With Theresa May’s Brexit deal facing probable defeat in Westminster next week, its time to consider the various scenarios that may follow. We will now catch up on where the negotiations are and look at some positive soundings from the Central Bank of Ireland (CBI) that should lessen the blow of a potential hard Brexit.
Last Tuesday saw a significant development: Parliament gave itself the ability to decide on the UK’s “plan B” if, as expected, it rejects May’s divorce agreement with the EU on Tuesday. Although this is the most likely outcome, it is not the only one. Below are just some of the possibilities.
- As mentioned, Parliament could put forward amendments and push for May to go back and negotiate a new deal with the EU. The summit of EU leaders on 13 and 14 December will probably be the final opportunity to go back and ask for tweaks to the deal.
- May could push back to Parliament in the hope that market pressure will change MPs’ minds.
- MPs could push for a second referendum – this idea is gaining traction by the day, but is less likely than some kind of deal scenario.
- The UK could withdraw its intention to leave the EU, a possibility opened by the EU Court of Justice Advocate General in his ruling last Tuesday on the interpretation of Article 50 (the provision stipulating the procedure to withdraw from the EU).
- There could be a vote of confidence in the government, followed by a two-week period during which the government can try to rebuild its majority, possibly followed by a general election.
There is still the prospect of a hard Brexit, whereby the UK gives up full access to the single market and full access of the customs union along with the EU. Recent comments from the CBI are very welcome in this context, especially from the point of view of managers concerned about how they may continue to manage funds from their UK bases.
Ireland is Ready
As discussed in a previous post, in the event of a hard Brexit, it is likely that a memorandum of understanding (MoU) will be needed between the FCA and the regulator of each remaining EU Member State to enable the delegation of investment management back to a manager based in the UK. Confidence can be taken from recent comments from the CBI, to the effect that ESMA and the FCA are continuing to work together to put in place an MoU template that will work for all Member States, that the CBI is “highly, highly unlikely” to diverge from this and that “industry should be very confident the MoU will being place by March”.

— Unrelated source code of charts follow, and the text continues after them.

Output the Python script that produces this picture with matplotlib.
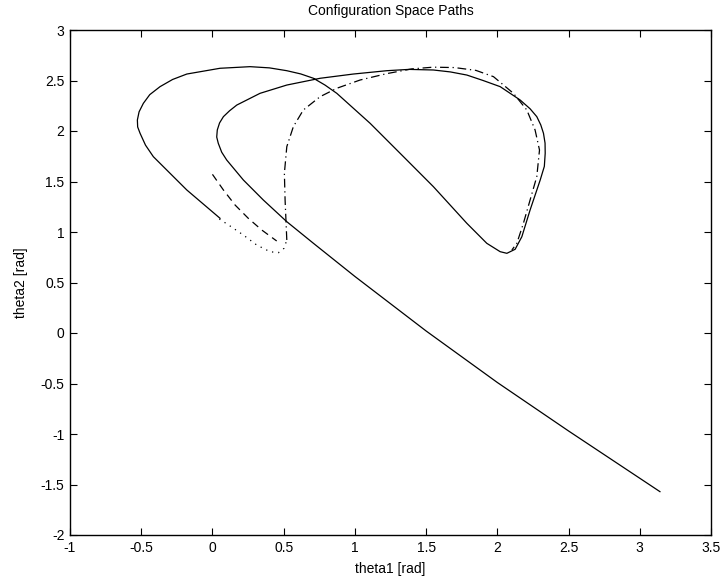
import matplotlib
matplotlib.use("Agg")
import matplotlib.pyplot as plt
import numpy as np

plt.rcParams['font.family'] = ['Liberation Sans', 'DejaVu Sans']

# path values (theta1, theta2 in rad)
solid_t1 = [0.053, -0.180, -0.415, -0.470, -0.508, -0.525, -0.527, -0.515, -0.485, -0.440,
            -0.368, -0.280, -0.180, 0.053, 0.264, 0.400, 0.522, 0.620, 0.709, 0.790,
            0.873, 1.107, 1.341, 1.551, 1.786, 1.926, 2.020, 2.067, 2.125, 2.172,
            2.230, 2.301, 2.330, 2.336, 2.335, 2.324, 2.305, 2.277, 2.230, 2.160,
            2.020, 1.900, 1.786, 1.670, 1.551, 1.380, 1.224, 0.989, 0.756, 0.522,
            0.334, 0.171, 0.120, 0.077, 0.050, 0.034, 0.030, 0.041, 0.065, 0.100,
            0.217, 0.357, 0.522, 0.709, 1.000, 1.500, 2.000, 2.500, 3.1416]
solid_t2 = [1.136, 1.416, 1.746, 1.860, 1.977, 2.040, 2.109, 2.190, 2.274, 2.360,
            2.439, 2.510, 2.564, 2.621, 2.637, 2.625, 2.597, 2.565, 2.522, 2.455,
            2.373, 2.076, 1.746, 1.449, 1.086, 0.888, 0.805, 0.789, 0.829, 0.953,
            1.218, 1.515, 1.650, 1.779, 1.880, 1.977, 2.060, 2.142, 2.220, 2.307,
            2.439, 2.500, 2.554, 2.585, 2.604, 2.610, 2.597, 2.564, 2.522, 2.455,
            2.373, 2.257, 2.200, 2.142, 2.080, 2.010, 1.940, 1.878, 1.790, 1.713,
            1.515, 1.317, 1.102, 0.888, 0.560, 0.020, -0.490, -0.970, -1.5708]

dashed_t1 = [0.0, 0.077, 0.159, 0.252, 0.346, 0.451]
dashed_t2 = [1.5708, 1.416, 1.267, 1.135, 1.020, 0.911]

dotted_t1 = [0.048, 0.124, 0.217, 0.311, 0.404, 0.463, 0.503, 0.522]
dotted_t2 = [1.129, 1.059, 0.970, 0.871, 0.805, 0.795, 0.839, 0.921]

dashdot_t1 = [0.522, 0.510, 0.505, 0.522, 0.568, 0.638, 0.756, 0.873, 1.037, 1.224,
              1.400, 1.550, 1.700, 1.850, 1.973, 2.113, 2.207, 2.265, 2.296, 2.277,
              2.230, 2.183, 2.137, 2.102]
dashdot_t2 = [0.921, 1.317, 1.581, 1.845, 2.043, 2.208, 2.340, 2.423, 2.505, 2.568,
              2.615, 2.632, 2.628, 2.600, 2.538, 2.373, 2.208, 2.010, 1.812, 1.548,
              1.317, 1.086, 0.888, 0.822]

fig = plt.figure(figsize=(7.26, 5.86), dpi=100)
ax = fig.add_axes([70/726, 1 - 535/586, 641/726, 505/586])

ax.plot(solid_t1, solid_t2, color='black', lw=0.9, ls='-')
ax.plot(dashed_t1, dashed_t2, color='black', lw=0.9, ls=(0, (6, 4)))
ax.plot(dotted_t1, dotted_t2, color='black', lw=0.9, ls=(0, (1, 4)))
ax.plot(dashdot_t1, dashdot_t2, color='black', lw=0.9, ls=(0, (7, 3, 1, 3)))

ax.set_xlim(-1, 3.5)
ax.set_ylim(-2, 3)
ax.set_xticks(np.arange(-1, 3.51, 0.5))
ax.set_yticks(np.arange(-2, 3.01, 0.5))
ax.set_xticklabels(['-1', '-0.5', '0', '0.5', '1', '1.5', '2', '2.5', '3', '3.5'])
ax.set_yticklabels(['-2', '-1.5', '-1', '-0.5', '0', '0.5', '1', '1.5', '2', '2.5', '3'])
ax.tick_params(direction='in', length=5, width=0.8, top=True, right=True,
               labelsize=10, pad=4)
for s in ax.spines.values():
    s.set_linewidth(1.0)

ax.set_title('Configuration Space Paths', fontsize=10, pad=11)
ax.set_xlabel('theta1 [rad]', fontsize=10, labelpad=5)
ax.set_ylabel('theta2 [rad]', fontsize=10, labelpad=9)

fig.savefig('out.png', dpi=100)
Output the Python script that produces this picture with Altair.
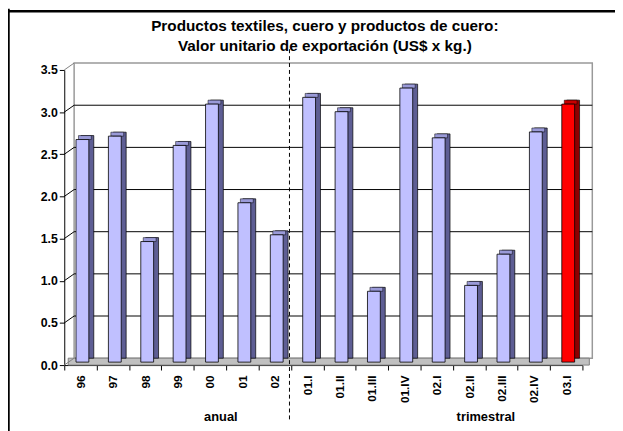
import altair as alt
import pandas as pd

categories = ["96", "97", "98", "99", "00", "01", "02",
              "01.I", "01.II", "01.III", "01.IV", "02.I", "02.II", "02.III", "02.IV", "03.I"]
values = [2.64, 2.68, 1.43, 2.57, 3.06, 1.89, 1.51,
          3.14, 2.97, 0.84, 3.25, 2.66, 0.91, 1.28, 2.73, 3.06]
highlight = [False] * 15 + [True]
grid_values = [0.5, 1.0, 1.5, 2.0, 2.5, 3.0]
edge_values = [0.0, 3.5]
tick_values = [0.0, 0.5, 1.0, 1.5, 2.0, 2.5, 3.0, 3.5]
group_labels = ["anual", "trimestral"]
group_anchor = ["00", "02.II"]
title_lines = ["Productos textiles, cuero y productos de cuero:",
               "Valor unitario de exportación (US$ x kg.)"]

FONT = "Liberation Sans"
W, H = 525, 299

df = pd.DataFrame({"cat": categories, "v": values})
df["front"] = ["#FF0000" if h else "#C0C0FF" for h in highlight]
df["side"] = ["#8E0000" if h else "#5E5E94" for h in highlight]
df["top"] = ["#C80000" if h else "#9A9AD8" for h in highlight]
grid_df = pd.DataFrame({"v": grid_values})
edge_df = pd.DataFrame({"v": edge_values})

x_scale = alt.Scale(domain=categories, paddingInner=0, paddingOuter=0)
y_scale = alt.Scale(domain=[0, 3.5], nice=False)

x_axis = alt.Axis(title=None, labelAngle=-90, labelFont=FONT, labelFontSize=12,
                  labelFontWeight="bold", labelColor="black", tickBand="extent",
                  tickSize=5, tickColor="black", domainColor="black",
                  labelPadding=5, labelBaseline="middle", labelAlign="right")
y_axis = alt.Axis(title=None, values=tick_values, format=".1f", labelFont=FONT,
                  labelFontSize=12.5, labelFontWeight="bold", labelColor="black",
                  tickSize=5, tickColor="black", domainColor="black", grid=False,
                  labelPadding=2)

def xe(**kw):
    return alt.X("cat:N", scale=x_scale, sort=categories, axis=x_axis, **kw)

def ye():
    return alt.Y("v:Q", scale=y_scale, axis=y_axis)

one = pd.DataFrame({"a": [0]})

# back wall
wall = alt.Chart(one).mark_rect(
    fill="white", stroke="#999999", strokeWidth=1.5
).encode(x=alt.value(10), x2=alt.value(535), y=alt.value(-7), y2=alt.value(292))

# floor
floor = alt.Chart(one).mark_rect(
    fill="#C0C0C0", stroke="#808080", strokeWidth=1
).encode(x=alt.value(4), x2=alt.value(532), y=alt.value(292), y2=alt.value(299))

# gridlines on back wall
grid = alt.Chart(grid_df).mark_rule(color="black", strokeWidth=1, yOffset=-7).encode(
    y=ye(), x=alt.value(10), x2=alt.value(535))

# diagonals on left wall
diag = alt.Chart(grid_df).mark_rule(color="black", strokeWidth=1, y2Offset=-7).encode(
    y=ye(), y2=alt.Y2("v"), x=alt.value(0), x2=alt.value(10))
diag_edge = alt.Chart(edge_df).mark_rule(color="#808080", strokeWidth=1, y2Offset=-7).encode(
    y=ye(), y2=alt.Y2("v"), x=alt.value(0), x2=alt.value(10))

base = alt.Chart(df)

side = base.mark_bar(size=13, xOffset=7, yOffset=-7, y2Offset=-7, stroke="black", strokeWidth=0.7).encode(
    x=xe(), y=ye(), y2=alt.datum(0), fill=alt.Fill("side:N", scale=None))

topface = base.mark_bar(size=13, xOffset=4.5, yOffset=-7, y2Offset=-3, stroke="black", strokeWidth=0.5).encode(
    x=xe(), y=ye(), y2=alt.Y2("v"), fill=alt.Fill("top:N", scale=None))

front = base.mark_bar(size=13, xOffset=2, yOffset=-3, y2Offset=-3, stroke="black", strokeWidth=0.8).encode(
    x=xe(), y=ye(), y2=alt.datum(0), fill=alt.Fill("front:N", scale=None))

divider = alt.Chart(pd.DataFrame({"cat": ["02"]})).mark_rule(
    color="black", strokeDash=[4, 3], strokeWidth=1, xOffset=-1.5
).encode(x=xe(bandPosition=1), y=alt.value(-21), y2=alt.value(357))

groups_a = alt.Chart(pd.DataFrame({"cat": [group_anchor[0]], "t": [group_labels[0]]})).mark_text(
    font=FONT, fontSize=13, fontWeight="bold", color="black", baseline="middle", align="center", dx=11
).encode(x=xe(), y=alt.value(352), text="t:N")
groups_b = alt.Chart(pd.DataFrame({"cat": [group_anchor[1]], "t": [group_labels[1]]})).mark_text(
    font=FONT, fontSize=13, fontWeight="bold", color="black", baseline="middle", align="center", dx=17
).encode(x=xe(), y=alt.value(352), text="t:N")

title1 = alt.Chart(pd.DataFrame({"t": [title_lines[0]]})).mark_text(
    font=FONT, fontSize=15.5, fontWeight="bold", color="black", baseline="middle", align="center"
).encode(x=alt.value(264), y=alt.value(-44), text="t:N")
title2 = alt.Chart(pd.DataFrame({"t": [title_lines[1]]})).mark_text(
    font=FONT, fontSize=15.5, fontWeight="bold", color="black", baseline="middle", align="center"
).encode(x=alt.value(264), y=alt.value(-24), text="t:N")

frame_top = alt.Chart(one).mark_rule(color="black", strokeWidth=2.5).encode(
    x=alt.value(-60), x2=alt.value(570), y=alt.value(-59.5))
frame_left = alt.Chart(one).mark_rule(color="black", strokeWidth=2.5).encode(
    x=alt.value(-56.5), y=alt.value(-62), y2=alt.value(380))

chart = alt.layer(
    wall, floor, grid, diag, diag_edge, side, topface, front, divider, groups_a, groups_b,
    title1, title2, frame_top, frame_left
).properties(
    width=W, height=H,
    autosize=alt.AutoSizeParams(type="none"),
    padding={"left": 57, "top": 60, "right": 33, "bottom": 64},
    background="white",
).configure_view(stroke=None)

chart.save("out.html", embed_options={"renderer": "svg", "actions": False})
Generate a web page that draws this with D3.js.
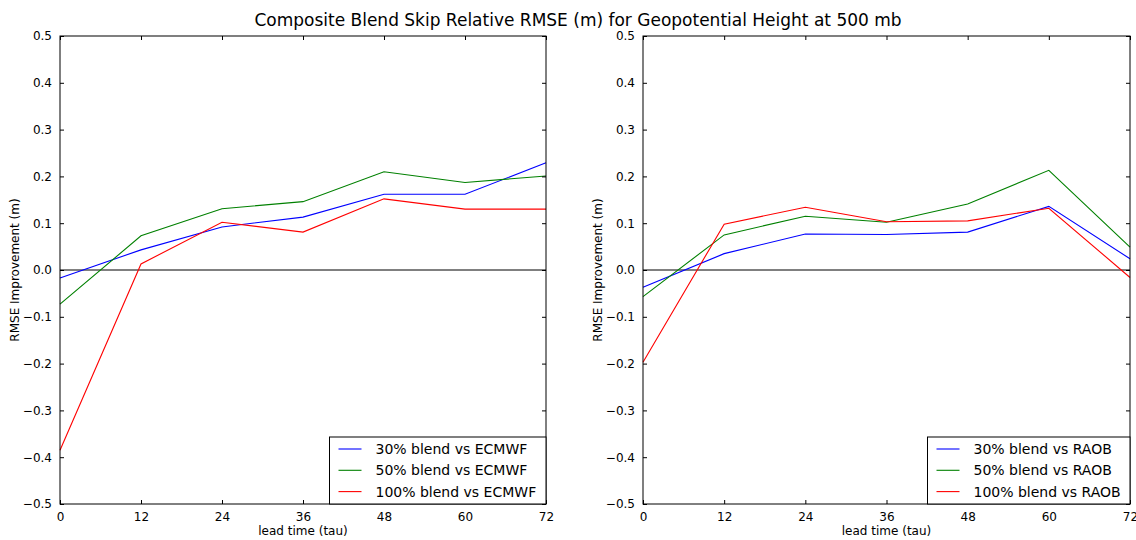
<!DOCTYPE html>
<html><head><meta charset="utf-8">
<script src="https://cdn.jsdelivr.net/npm/d3@7"></script>
<style>body{margin:0;background:#fff}svg{display:block}text{font-family:"DejaVu Sans",sans-serif;fill:#000}</style>
</head><body><svg id="c" width="1136" height="540"></svg>
<script>
const taus = [0, 12, 24, 36, 48, 60, 72];
const xTicks = [0, 12, 24, 36, 48, 60, 72];
const yTicks = [-0.5, -0.4, -0.3, -0.2, -0.1, 0.0, 0.1, 0.2, 0.3, 0.4, 0.5];
const seriesColors = ["#0000ff", "#008000", "#ff0000"];
const ecmwfNames = ["30% blend vs ECMWF", "50% blend vs ECMWF", "100% blend vs ECMWF"];
const raobNames = ["30% blend vs RAOB", "50% blend vs RAOB", "100% blend vs RAOB"];
const ecmwf30 = [-0.017, 0.043, 0.092, 0.113, 0.162, 0.162, 0.229];
const ecmwf50 = [-0.073, 0.073, 0.131, 0.146, 0.210, 0.187, 0.201];
const ecmwf100 = [-0.385, 0.013, 0.102, 0.081, 0.152, 0.130, 0.130];
const raob30 = [-0.037, 0.035, 0.077, 0.076, 0.081, 0.136, 0.024];
const raob50 = [-0.057, 0.075, 0.115, 0.102, 0.141, 0.213, 0.049];
const raob100 = [-0.197, 0.098, 0.134, 0.103, 0.105, 0.132, -0.016];

const svg = d3.select("#c");
svg.append("text").attr("x", 578).attr("y", 26).attr("text-anchor", "middle")
  .style("font-size", "17px").text("Composite Blend Skip Relative RMSE (m) for Geopotential Height at 500 mb");

function panel(x0, x1, names, data, legX) {
  const y0 = 36, y1 = 504;
  const x = d3.scaleLinear().domain([0, 72]).range([x0, x1]);
  const y = d3.scaleLinear().domain([-0.5, 0.5]).range([y1, y0]);
  const g = svg.append("g");
  g.append("line").attr("x1", x0).attr("x2", x1).attr("y1", y(0)).attr("y2", y(0))
    .attr("stroke", "#000").attr("stroke-width", 1);
  const line = d3.line().x((d, i) => x(taus[i])).y(d => y(d));
  data.forEach((s, k) => {
    g.append("path").attr("d", line(s)).attr("fill", "none")
      .attr("stroke", seriesColors[k]).attr("stroke-width", 1.1);
  });
  const ax = (gen, tx, ty) => {
    const a = g.append("g").attr("transform", `translate(${tx},${ty})`).call(gen);
    a.select(".domain").remove();
    a.selectAll("line").attr("stroke", "#000");
    a.selectAll("text").style("font-size", "12px").style("font-family", '"DejaVu Sans",sans-serif');
    return a;
  };
  ax(d3.axisBottom(x).tickValues(xTicks).tickSizeInner(-4).tickPadding(8).tickFormat(d3.format("d")), 0, y1);
  ax(d3.axisTop(x).tickValues(xTicks).tickSizeInner(-4).tickFormat(""), 0, y0);
  ax(d3.axisLeft(y).tickValues(yTicks).tickSizeInner(-4).tickPadding(8).tickFormat(d3.format(".1f")), x0, 0);
  ax(d3.axisRight(y).tickValues(yTicks).tickSizeInner(-4).tickFormat(""), x1, 0);
  g.append("rect").attr("x", x0).attr("y", y0).attr("width", x1 - x0).attr("height", y1 - y0)
    .attr("fill", "none").attr("stroke", "#000").attr("stroke-width", 1);
  g.append("text").attr("x", (x0 + x1) / 2).attr("y", 535).attr("text-anchor", "middle")
    .style("font-size", "12px").text("lead time (tau)");
  g.append("text").attr("transform", `translate(${x0 - 41},${(y0 + y1) / 2}) rotate(-90)`)
    .attr("text-anchor", "middle").style("font-size", "12px").text("RMSE Improvement (m)");
  const lg = g.append("g");
  lg.append("rect").attr("x", legX).attr("y", 437).attr("width", x1 - legX).attr("height", y1 - 437)
    .attr("fill", "#fff").attr("stroke", "#000").attr("stroke-width", 1);
  names.forEach((n, k) => {
    const yy = 449 + k * 21.3;
    lg.append("line").attr("x1", legX + 9).attr("x2", legX + 32).attr("y1", yy).attr("y2", yy)
      .attr("stroke", seriesColors[k]).attr("stroke-width", 1.1);
    lg.append("text").attr("x", legX + 46).attr("y", yy + 5).style("font-size", "14px").text(n);
  });
}
panel(60, 546, ecmwfNames, [ecmwf30, ecmwf50, ecmwf100], 329.5);
panel(643, 1130, raobNames, [raob30, raob50, raob100], 927.5);
</script></body></html>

However, the CBI did sound a note of caution with respect to applications to establish a management entity in Ireland. While the MoU will permit portfolio management to continue to be delegated to your UK entity, you will still have to have an Irish or EU 27 operation in order to manage Irish funds. The CBI has undertaken a lot of engagement with UK managers in recent months and is strongly encouraging managers to engage with it early, with only four months remaining and plenty of work to do, including obtaining authorisation, arranging office space and staff and repapering clients.
Further, when setting up a new management entity in Ireland, the CBI has stated that although “dual-hatting” (i.e. having staff working for both the UK entity and the new Irish entity) will be permitted, not all staff can be dual-hatted and there must be sufficient staff in the Irish entity to oversee its own operations.
We will post again following Parliament’s vote.